TASK REQUIREMENTS. Copy from the first line below down to and including the line with "96.8, 98.9, 99.3];". Skip the pictures.

[Begin]

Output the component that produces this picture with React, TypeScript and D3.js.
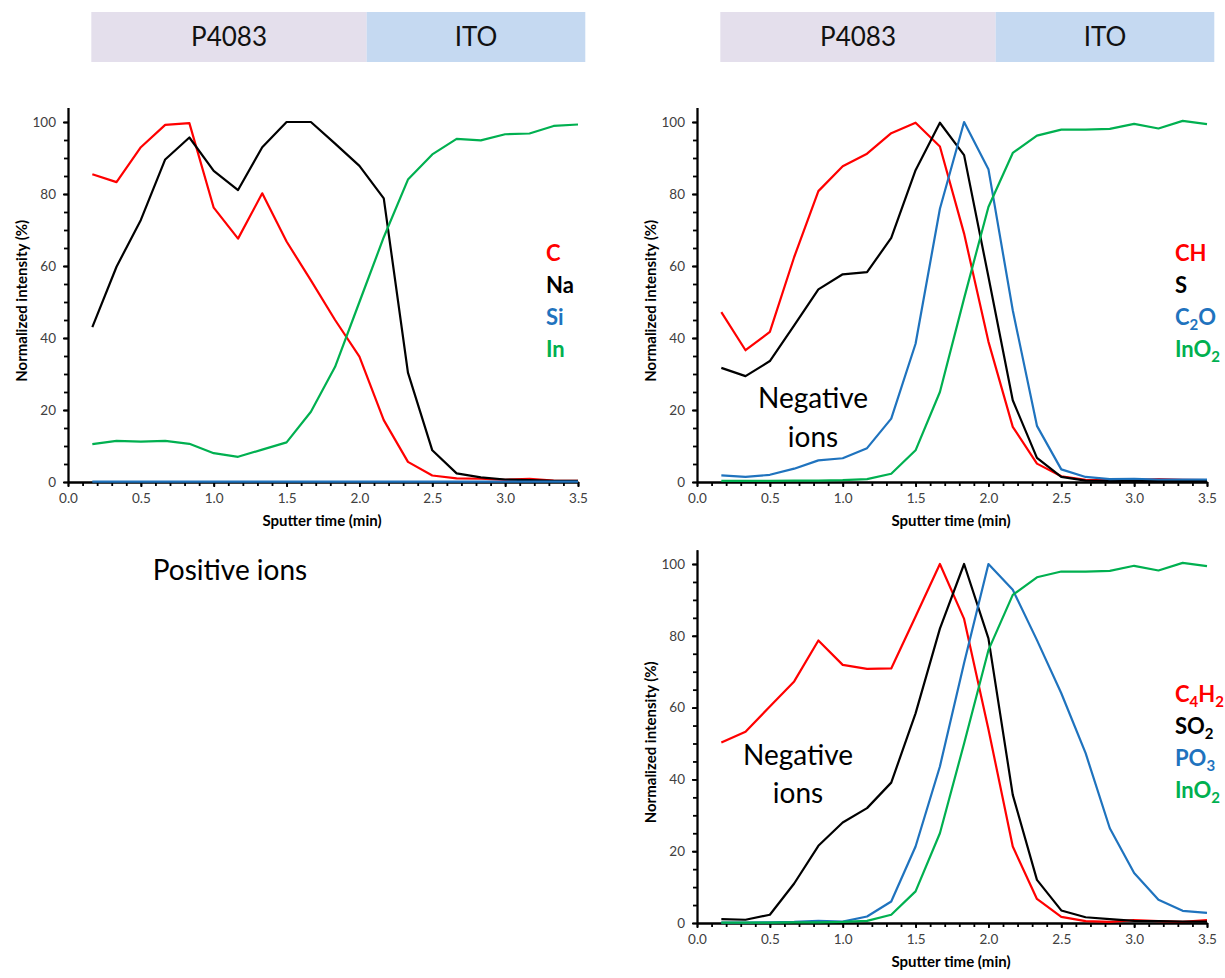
import { useEffect, useRef } from 'react';
import * as d3 from 'd3';

// sputter time (min), shared by every profile
const TIME = [0.167, 0.333, 0.5, 0.667, 0.833, 1.0, 1.167, 1.333, 1.5, 1.667, 1.833, 2.0, 2.167, 2.333, 2.5, 2.667, 2.833, 3.0, 3.167, 3.333, 3.5];

// positive ions
const POS_C = [85.5, 83.3, 93, 99.2, 99.7, 76.2, 67.6, 80.2, 66.8, 56, 45, 34.8, 17.2, 5.6, 1.8, 1.0, 0.9, 0.6, 0.9, 0.4, 0.3];
const POS_NA = [43, 59.8, 72.8, 89.6, 95.7, 86.4, 81.1, 93, 100, 100, 94, 87.8, 78.8, 30.4, 8.8, 2.4, 1.3, 0.7, 0.5, 0.3, 0.3];
const POS_SI = [0.1, 0.1, 0.1, 0.1, 0.1, 0.1, 0.1, 0.1, 0.1, 0.1, 0.1, 0.1, 0.1, 0.1, 0.1, 0.1, 0.1, 0.1, 0.1, 0.1, 0.1];
const POS_IN = [10.5, 11.4, 11.2, 11.4, 10.6, 8, 7, 9, 11, 19.5, 32, 50, 68, 84, 91, 95.3, 94.9, 96.6, 96.8, 98.9, 99.3];

// negative ions, upper panel
const NEG1_CH = [47.2, 36.6, 41.7, 62.5, 80.8, 87.7, 91.2, 96.9, 99.8, 93.2, 69, 39, 15.3, 5.1, 1.6, 0.6, 0.5, 0.5, 0.8, 0.6, 0.5];
const NEG1_S = [31.7, 29.4, 33.6, 43.5, 53.5, 57.7, 58.3, 67.8, 86.6, 99.8, 90.8, 57, 22.7, 6.7, 1.4, 0.4, 0.3, 0.3, 0.3, 0.3, 0.3];
const NEG1_C2O = [1.85, 1.4, 2, 3.7, 6, 6.6, 9.4, 17.6, 38.4, 75.9, 100, 86.9, 47.7, 15.6, 3.5, 1.4, 0.8, 0.9, 0.7, 0.7, 0.7];
const NEG1_INO2 = [0.3, 0.3, 0.3, 0.4, 0.4, 0.5, 0.8, 2.3, 8.8, 25, 51, 76.4, 91.4, 96.2, 97.9, 97.9, 98.1, 99.5, 98.2, 100.3, 99.4];

// negative ions, lower panel
const NEG2_C4H2 = [50.3, 53.3, 60.3, 67.3, 78.7, 71.9, 70.8, 70.9, 85.4, 100, 84.7, 54, 21.3, 6.7, 1.7, 0.5, 0.3, 0.8, 0.5, 0.3, 0.8];
const NEG2_SO2 = [1.1, 0.9, 2.3, 11, 21.5, 28, 32, 39.1, 58.4, 82, 100, 79.3, 35.7, 12, 3.5, 1.6, 1.1, 0.6, 0.5, 0.4, 0.4];
const NEG2_PO3 = [0.1, 0.1, 0.2, 0.3, 0.6, 0.4, 1.8, 6, 21.3, 43.6, 72.4, 100, 92.8, 78.8, 64, 47.3, 26.4, 13.9, 6.5, 3.4, 2.8];
const NEG2_INO2 = [0.1, 0.1, 0.1, 0.2, 0.2, 0.3, 0.6, 2.3, 8.8, 25, 50, 76, 91.4, 96.3, 97.9, 97.9, 98.1, 99.5, 98.2, 100.3, 99.4];

// layers on top of the profiles
const LAYERS = ['P4083', 'ITO'];
const LAYER_EDGES = [0.16, 2.05, 3.55];

const X_TICKS = [0, 0.5, 1.0, 1.5, 2.0, 2.5, 3.0, 3.5];
const Y_TICKS = [0, 20, 40, 60, 80, 100];

const RED = '#FF0000';
const BLACK = '#000000';
const BLUE = '#1F73BE';
const GREEN = '#00B050';
const LAYER_COLORS = ['#E4DFEC', '#C5D9F1'];
const FONT = 'Lato, "Open Sans", sans-serif';

const PANELS = [
    {
        x: [68, 578], y0: 482, y100: 122,
        series: [
            { name: 'C', values: POS_C, color: RED },
            { name: 'Na', values: POS_NA, color: BLACK },
            { name: 'Si', values: POS_SI, color: BLUE },
            { name: 'In', values: POS_IN, color: GREEN }
        ],
        bar: 12,
        note: null
    },
    {
        x: [697, 1207], y0: 482, y100: 122,
        series: [
            { name: 'CH', values: NEG1_CH, color: RED },
            { name: 'S', values: NEG1_S, color: BLACK },
            { name: 'C_2O', values: NEG1_C2O, color: BLUE },
            { name: 'InO_2', values: NEG1_INO2, color: GREEN }
        ],
        bar: 12,
        note: { cx: 813, lines: [408, 447] }
    },
    {
        x: [697, 1207], y0: 923, y100: 564,
        series: [
            { name: 'C_4H_2', values: NEG2_C4H2, color: RED },
            { name: 'SO_2', values: NEG2_SO2, color: BLACK },
            { name: 'PO_3', values: NEG2_PO3, color: BLUE },
            { name: 'InO_2', values: NEG2_INO2, color: GREEN }
        ],
        bar: null,
        note: { cx: 798, lines: [765, 803] }
    }
];

function addLabel(sel, name) {
    // "C_2O" -> C, subscript 2, O
    const parts = name.split(/_(\d)/);
    parts.forEach((p, i) => {
        if (!p) return;
        if (i % 2 === 1) {
            sel.append('tspan').attr('font-size', 15).attr('dy', 5).text(p);
        } else {
            sel.append('tspan').attr('dy', i > 0 ? -5 : 0).text(p);
        }
    });
}

export default function App() {
    const svgRef = useRef(null);

    useEffect(() => {
        const svg = d3.select(svgRef.current);
        svg.selectAll('*').remove();

        PANELS.forEach((panel) => {
            const yTop = panel.y0 - (panel.y0 - panel.y100) * 1.04;
            const xScale = d3.scaleLinear().domain([0, 3.5]).range(panel.x);
            const yScale = d3.scaleLinear().domain([0, 104]).range([panel.y0, yTop]);
            const g = svg.append('g');

            // layer bar
            if (panel.bar !== null) {
                LAYERS.forEach((layer, i) => {
                    const x0 = xScale(LAYER_EDGES[i]);
                    const x1 = xScale(LAYER_EDGES[i + 1]);
                    g.append('rect')
                        .attr('x', x0).attr('y', panel.bar)
                        .attr('width', x1 - x0).attr('height', 50)
                        .attr('fill', LAYER_COLORS[i]);
                    g.append('text')
                        .attr('x', (x0 + x1) / 2).attr('y', panel.bar + 34)
                        .attr('text-anchor', 'middle')
                        .attr('font-family', FONT).attr('font-size', 26)
                        .attr('fill', '#111')
                        .text(layer);
                });
            }

            // minor ticks
            const xMinor = d3.axisBottom(xScale).ticks(35).tickSize(4).tickSizeOuter(0).tickFormat(() => '');
            const yMinor = d3.axisLeft(yScale).tickValues(d3.range(0, 101, 5)).tickSize(4).tickSizeOuter(0).tickFormat(() => '');
            const xAxis = d3.axisBottom(xScale).tickValues(X_TICKS).tickSize(5).tickSizeOuter(0).tickPadding(6).tickFormat(d3.format('.1f'));
            const yAxis = d3.axisLeft(yScale).tickValues(Y_TICKS).tickSize(5).tickSizeOuter(0).tickPadding(7);

            const axes = [
                g.append('g').attr('transform', `translate(0,${panel.y0})`).call(xMinor),
                g.append('g').attr('transform', `translate(${panel.x[0]},0)`).call(yMinor),
                g.append('g').attr('transform', `translate(0,${panel.y0})`).call(xAxis),
                g.append('g').attr('transform', `translate(${panel.x[0]},0)`).call(yAxis)
            ];
            axes.forEach((a) => {
                a.selectAll('path, line').attr('stroke', '#000').attr('stroke-width', 1.8);
                a.selectAll('text').attr('font-family', FONT).attr('font-size', 13.5).attr('fill', '#404040');
            });
            axes[2].selectAll('text').attr('dy', '0.72em');

            // axis titles
            g.append('text')
                .attr('x', (panel.x[0] + panel.x[1]) / 2 - 1).attr('y', panel.y0 + 44)
                .attr('text-anchor', 'middle')
                .attr('font-family', FONT).attr('font-size', 15).attr('font-weight', 700)
                .text('Sputter time (min)');
            g.append('text')
                .attr('transform', `translate(${panel.x[0] - 41},${(panel.y0 + yTop) / 2 + 6}) rotate(-90)`)
                .attr('text-anchor', 'middle')
                .attr('font-family', FONT).attr('font-size', 15).attr('font-weight', 700)
                .text('Normalized intensity (%)');

            // profiles
            const line = d3.line()
                .x((d, i) => xScale(TIME[i]))
                .y((d) => yScale(d));
            panel.series.forEach((s) => {
                g.append('path')
                    .attr('d', line(s.values))
                    .attr('fill', 'none')
                    .attr('stroke', s.color)
                    .attr('stroke-width', 2.2)
                    .attr('stroke-linejoin', 'round');
            });

            // legend
            panel.series.forEach((s, i) => {
                const t = g.append('text')
                    .attr('x', panel.x[0] + 478)
                    .attr('y', panel.y0 - 221 + i * 32)
                    .attr('font-family', FONT).attr('font-size', 22).attr('font-weight', 700)
                    .attr('fill', s.color);
                addLabel(t, s.name);
            });

            if (panel.note) {
                ['Negative', 'ions'].forEach((word, i) => {
                    g.append('text')
                        .attr('x', panel.note.cx).attr('y', panel.note.lines[i])
                        .attr('text-anchor', 'middle')
                        .attr('font-family', FONT).attr('font-size', 28)
                        .attr('fill', '#000')
                        .text(word);
                });
            }
        });

        svg.append('text')
            .attr('x', 230).attr('y', 580)
            .attr('text-anchor', 'middle')
            .attr('font-family', FONT).attr('font-size', 28)
            .attr('fill', '#000')
            .text('Positive ions');
    }, []);

    return (
        <svg ref={svgRef} width={1225} height={978}
            style={{ position: 'absolute', left: 0, top: 0, background: '#fff' }} />
    );
}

[End]

TASK SOLUTION.
Output the component that produces this picture with React, TypeScript and D3.js.
import { useEffect, useRef } from 'react';
import * as d3 from 'd3';

// sputter time (min), shared by every profile
const TIME = [0.167, 0.333, 0.5, 0.667, 0.833, 1.0, 1.167, 1.333, 1.5, 1.667, 1.833, 2.0, 2.167, 2.333, 2.5, 2.667, 2.833, 3.0, 3.167, 3.333, 3.5];

// positive ions
const POS_C = [85.5, 83.3, 93, 99.2, 99.7, 76.2, 67.6, 80.2, 66.8, 56, 45, 34.8, 17.2, 5.6, 1.8, 1.0, 0.9, 0.6, 0.9, 0.4, 0.3];
const POS_NA = [43, 59.8, 72.8, 89.6, 95.7, 86.4, 81.1, 93, 100, 100, 94, 87.8, 78.8, 30.4, 8.8, 2.4, 1.3, 0.7, 0.5, 0.3, 0.3];
const POS_SI = [0.1, 0.1, 0.1, 0.1, 0.1, 0.1, 0.1, 0.1, 0.1, 0.1, 0.1, 0.1, 0.1, 0.1, 0.1, 0.1, 0.1, 0.1, 0.1, 0.1, 0.1];
const POS_IN = [10.5, 11.4, 11.2, 11.4, 10.6, 8, 7, 9, 11, 19.5, 32, 50, 68, 84, 91, 95.3, 94.9, 96.6, 96.8, 98.9, 99.3];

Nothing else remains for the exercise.